Hyland played just five minutes Sunday in New Orleans, being pulled from the game as Jose Alvarado was lighting up Denver’s reserves on the way to a career-high 38 points. Nuggets coach Michael Malone talked to Hyland about the benching at Tuesday’s shootaround, according to Singer, and came away encouraged that his young guard understands what’s expected of him.

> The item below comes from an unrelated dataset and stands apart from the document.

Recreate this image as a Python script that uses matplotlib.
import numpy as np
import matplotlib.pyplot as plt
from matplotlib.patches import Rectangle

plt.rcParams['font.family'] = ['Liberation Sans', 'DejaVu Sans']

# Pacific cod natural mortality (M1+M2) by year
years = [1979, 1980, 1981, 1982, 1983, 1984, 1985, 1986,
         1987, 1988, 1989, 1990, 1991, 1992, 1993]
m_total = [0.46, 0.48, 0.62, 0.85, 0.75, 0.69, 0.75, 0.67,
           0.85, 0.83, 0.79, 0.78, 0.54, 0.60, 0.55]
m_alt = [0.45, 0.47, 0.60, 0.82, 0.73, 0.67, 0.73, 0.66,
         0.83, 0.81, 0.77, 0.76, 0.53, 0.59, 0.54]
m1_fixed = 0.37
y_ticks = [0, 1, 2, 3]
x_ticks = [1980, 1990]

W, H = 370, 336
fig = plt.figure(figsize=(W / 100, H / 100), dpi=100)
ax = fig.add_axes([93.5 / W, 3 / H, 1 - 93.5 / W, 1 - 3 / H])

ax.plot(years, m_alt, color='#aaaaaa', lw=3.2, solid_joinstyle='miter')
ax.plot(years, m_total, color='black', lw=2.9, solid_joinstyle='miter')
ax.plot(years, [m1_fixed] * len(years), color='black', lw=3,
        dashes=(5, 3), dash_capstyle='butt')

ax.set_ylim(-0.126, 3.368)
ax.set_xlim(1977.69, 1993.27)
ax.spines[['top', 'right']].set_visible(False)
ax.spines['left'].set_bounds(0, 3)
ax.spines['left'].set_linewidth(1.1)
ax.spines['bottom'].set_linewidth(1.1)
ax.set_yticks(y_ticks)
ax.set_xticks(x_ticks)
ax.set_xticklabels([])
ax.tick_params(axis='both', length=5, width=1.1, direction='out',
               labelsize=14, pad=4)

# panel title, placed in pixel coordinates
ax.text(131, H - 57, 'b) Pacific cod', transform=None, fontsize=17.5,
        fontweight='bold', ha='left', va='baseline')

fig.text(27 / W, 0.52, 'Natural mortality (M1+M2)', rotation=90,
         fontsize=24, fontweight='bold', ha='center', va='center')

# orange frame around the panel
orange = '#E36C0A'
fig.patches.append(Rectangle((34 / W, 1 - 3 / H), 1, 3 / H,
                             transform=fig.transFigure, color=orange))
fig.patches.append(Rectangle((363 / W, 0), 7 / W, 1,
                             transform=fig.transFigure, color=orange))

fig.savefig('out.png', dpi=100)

“As I told him this morning, ‘Offensively, we need your scoring, but it’s required to give forth the same effort on both ends of the floor,’” Malone said after Tuesday’s game. “… I felt he competed, I felt he fought, he contested, he tried to be physical with guys. That’s all I’m ever asking for, from Bones or for anybody.”

There’s more from Denver:

  • Team defense continues to be a concern for the Nuggets, who rank 26th in the league on that end of the court, per Harrison Wind of DNVR. Denver allowed the Mavericks to shoot 50% from the floor and 47.2% from beyond the arc Tuesday night in a one-point loss. “We’re losing games that we’re supposed to be winning,” Hyland said. “We know we’re not giving a sense of urgency to defend and go out there and compete every night. The locker room’s definitely frustrated.”
  • Malone is hoping to carve out a greater role for first-round pick Christian Braun, Singer tweets. “I gotta get him minutes,” Malone told reporters Tuesday. “… He’s a part of our future.” Braun has played in 22 of the team’s first 24 games, but is averaging just 12.9 minutes per night.
  • Jeff Green returned Tuesday after missing seven games with a knee contusion, but he’s been able to make a contribution even when he’s not playing, according to Vinny Benedetto of The Denver Gazette. “His voice, he has the respect of the entire locker room. I think when he uses his voice and he steps up, I think it’s critical to our success, and it’s critical to our young players,” Malone said. “If it’s me all the time, that’s cool. We’re only going to be a good team. When our players and our veterans take ownership and leadership, I think that allows you the potential to go much further, much farther and much deeper.”